Chandra measurements of non-thermal-like X-ray emission from massive, merging, radio halo clusters

We report the discovery of spatially extended, non-thermal-like emission components in Chandra X-ray spectra for five of a sample of seven massive, merging galaxy clusters with powerful radio haloes. The emission components can be fitted by power-law models with mean photon indices in the range 1.5 < Gamma < 2.0. A control sample of regular, dynamically relaxed clusters, without radio haloes but with comparable mean thermal temperatures and luminosities, shows no compelling evidence for similar components. Detailed X-ray spectral mapping reveals the complex thermodynamic states of the radio halo clusters. Our deepest observations, of the Bullet Cluster 1E 0657-56, demonstrate a spatial correlation between the strongest power-law X-ray emission, highest thermal pressure and brightest 1.34 GHz radio halo emission in this cluster. We confirm the presence of a shock front in the 1E 0657-56 and report the discovery of a new, large-scale shock front in Abell 2219. We explore possible origins for the power-law X-ray components. These include inverse-Compton scattering of cosmic microwave background photons by relativistic electrons in the clusters; bremsstrahlung from suprathermal electrons energized by Coulomb collisions with an energetic, non-thermal proton population; and synchrotron emission associated with ultrarelativistic electrons. Interestingly, we show that the power-law signatures may also be due to complex temperature and/or metallicity structure in clusters particularly in the presence of metallicity gradients.
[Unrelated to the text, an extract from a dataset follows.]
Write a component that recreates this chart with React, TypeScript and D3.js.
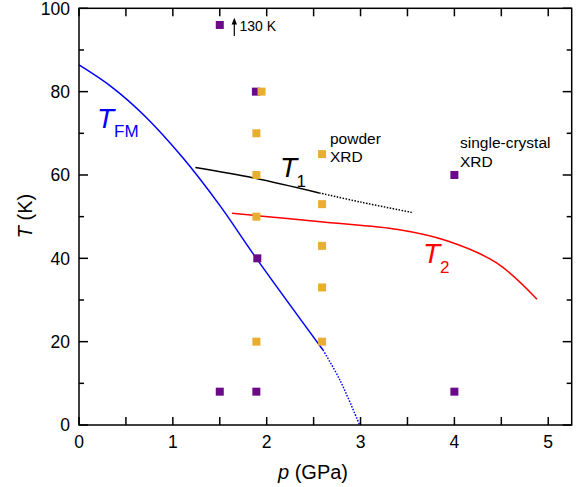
import React from "react";
import * as d3 from "d3";

// ---- data ----
const tfmSolidP = [0, 0.35, 0.69, 1.1, 1.5, 1.89, 2.6];
const tfmSolidT = [86.4, 81.1, 74.4, 64.3, 52.7, 40.0, 18.0];
const tfmDotP = [2.6, 2.78, 2.99];
const tfmDotT = [18.0, 10.8, 0];

const t1SolidP = [1.24, 1.86, 2.56];
const t1SolidT = [61.8, 59.3, 55.7];
const t1DotP = [2.56, 3.0, 3.55];
const t1DotT = [55.7, 53.5, 51.0];

const t2P = [1.63, 2.6, 3.4, 3.92, 4.45, 4.88];
const t2T = [50.8, 48.7, 46.9, 44.2, 38.9, 30.2];

const singleP = [1.5, 1.885, 1.9, 1.5, 1.89, 4.0, 4.0];
const singleT = [96, 80, 40, 8, 8, 60, 8];

const powderP = [1.945, 1.89, 1.89, 1.89, 1.89, 2.59, 2.59, 2.59, 2.59, 2.59];
const powderT = [80, 70, 60, 50, 20, 65, 53, 43, 33, 20];

const xTickLabels = [0, 1, 2, 3, 4, 5];
const yTickLabels = [0, 20, 40, 60, 80, 100];

const W = 585;
const H = 487;
const FONT = "'Liberation Sans', Arial, Helvetica, sans-serif";
const PURPLE = "#6b0a88";
const ORANGE = "#e8ae30";

export default function App() {
  const x = d3.scaleLinear().domain([0, 5.25]).range([79, 571.7]);
  const y = d3.scaleLinear().domain([0, 100]).range([425, 8.3]);
  const [x0, x1] = x.range();
  const [y0, y1] = y.range();

  const mk = (curve: d3.CurveFactory) =>
    d3
      .line<[number, number]>()
      .x((d) => x(d[0]))
      .y((d) => y(d[1]))
      .curve(curve);
  const cr = mk(d3.curveCatmullRom.alpha(0.5));
  const zip = (a: number[], b: number[]) => a.map((v, i) => [v, b[i]] as [number, number]);

  const xMinor = d3.range(0, 5.01, 0.5);
  const yAll = d3.range(0, 100.01, 10);
  const sq = 8;

  return (
    <svg width={W} height={H} style={{ position: "absolute", left: 0, top: 0 }} fontFamily={FONT}>
      <rect width={W} height={H} fill="#fff" />
      {/* curves */}
      <path d={cr(zip(tfmSolidP, tfmSolidT)) || ""} fill="none" stroke="#0000ff" strokeWidth={1.5} />
      <path d={cr(zip(tfmDotP, tfmDotT)) || ""} fill="none" stroke="#0000ff" strokeWidth={1.5} strokeDasharray="1.5 1.5" />
      <path d={cr(zip(t1SolidP, t1SolidT)) || ""} fill="none" stroke="#000" strokeWidth={1.5} />
      <path d={cr(zip(t1DotP, t1DotT)) || ""} fill="none" stroke="#000" strokeWidth={1.5} strokeDasharray="1.5 1.5" />
      <path d={cr(zip(t2P, t2T)) || ""} fill="none" stroke="#ff0000" strokeWidth={1.5} />

      {/* markers */}
      {singleP.map((p, i) => (
        <rect key={"s" + i} x={x(p) - sq / 2} y={y(singleT[i]) - sq / 2} width={sq} height={sq} fill={PURPLE} />
      ))}
      {powderP.map((p, i) => (
        <rect key={"p" + i} x={x(p) - sq / 2} y={y(powderT[i]) - sq / 2} width={sq} height={sq} fill={ORANGE} />
      ))}

      {/* frame */}
      <rect x={x0} y={y1} width={x1 - x0} height={y0 - y1} fill="none" stroke="#000" strokeWidth={1.5} />
      {xMinor.map((v) => (
        <g key={"xt" + v}>
          <line x1={x(v)} x2={x(v)} y1={y0} y2={y0 - 8} stroke="#000" strokeWidth={1.5} />
          <line x1={x(v)} x2={x(v)} y1={y1} y2={y1 + 8} stroke="#000" strokeWidth={1.5} />
        </g>
      ))}
      {yAll.map((v) => {
        const len = v % 20 === 0 ? 9 : 5;
        return (
          <g key={"yt" + v}>
            <line x1={x0} x2={x0 + len} y1={y(v)} y2={y(v)} stroke="#000" strokeWidth={1.5} />
            <line x1={x1} x2={x1 - len} y1={y(v)} y2={y(v)} stroke="#000" strokeWidth={1.5} />
          </g>
        );
      })}
      {xTickLabels.map((v) => (
        <text key={"xl" + v} x={x(v)} y={448} textAnchor="middle" fontSize={17.5} fill="#000">
          {v}
        </text>
      ))}
      {yTickLabels.map((v) => (
        <text key={"yl" + v} x={70} y={y(v) + 6.2} textAnchor="end" fontSize={17.5} fill="#000">
          {v}
        </text>
      ))}

      {/* axis titles */}
      <text x={313} y={479} textAnchor="middle" fontSize={20} fill="#000">
        <tspan fontStyle="italic">p</tspan> (GPa)
      </text>
      <text transform="translate(32,216) rotate(-90)" textAnchor="middle" fontSize={20} fill="#000">
        <tspan fontStyle="italic">T</tspan> (K)
      </text>

      {/* curve labels */}
      <text x={97} y={128} fontSize={28} fontStyle="italic" fill="#0000ff">T</text>
      <text x={114} y={137} fontSize={17} fill="#0000ff">FM</text>
      <text x={280} y={176.7} fontSize={28} fontStyle="italic" fill="#000">T</text>
      <text x={296.5} y={186.7} fontSize={17} fill="#000">1</text>
      <text x={423} y={263} fontSize={28} fontStyle="italic" fill="#ff0000">T</text>
      <text x={440} y={273.3} fontSize={17} fill="#ff0000">2</text>

      {/* annotations */}
      <text x={330} y={143.5} fontSize={15.5} fill="#000">powder</text>
      <text x={330} y={162.3} fontSize={15.5} fill="#000">XRD</text>
      <text x={460} y={147.5} fontSize={15.5} fill="#000">single-crystal</text>
      <text x={460} y={166.7} fontSize={15.5} fill="#000">XRD</text>

      <line x1={234.3} x2={234.3} y1={36} y2={22} stroke="#000" strokeWidth={1.2} />
      <path d="M231.6,24.5 L234.3,17.8 L237,24.5 Z" fill="#000" />
      <text x={239.5} y={30.7} fontSize={14} fill="#000">130 K</text>
    </svg>
  );
}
In this case, an important distinguishing characteristic between the radio halo clusters and control sample of predominantly cool-core clusters is the relatively low central X-ray surface brightness of the former. Our results have implications for previous discussions of soft excess X-ray emission from clusters and highlight the importance of further deep X-ray and radio mapping, coupled with new hard X-ray, gamma-ray and TeV observations, for improving our understanding of the non-thermal particle populations in these systems.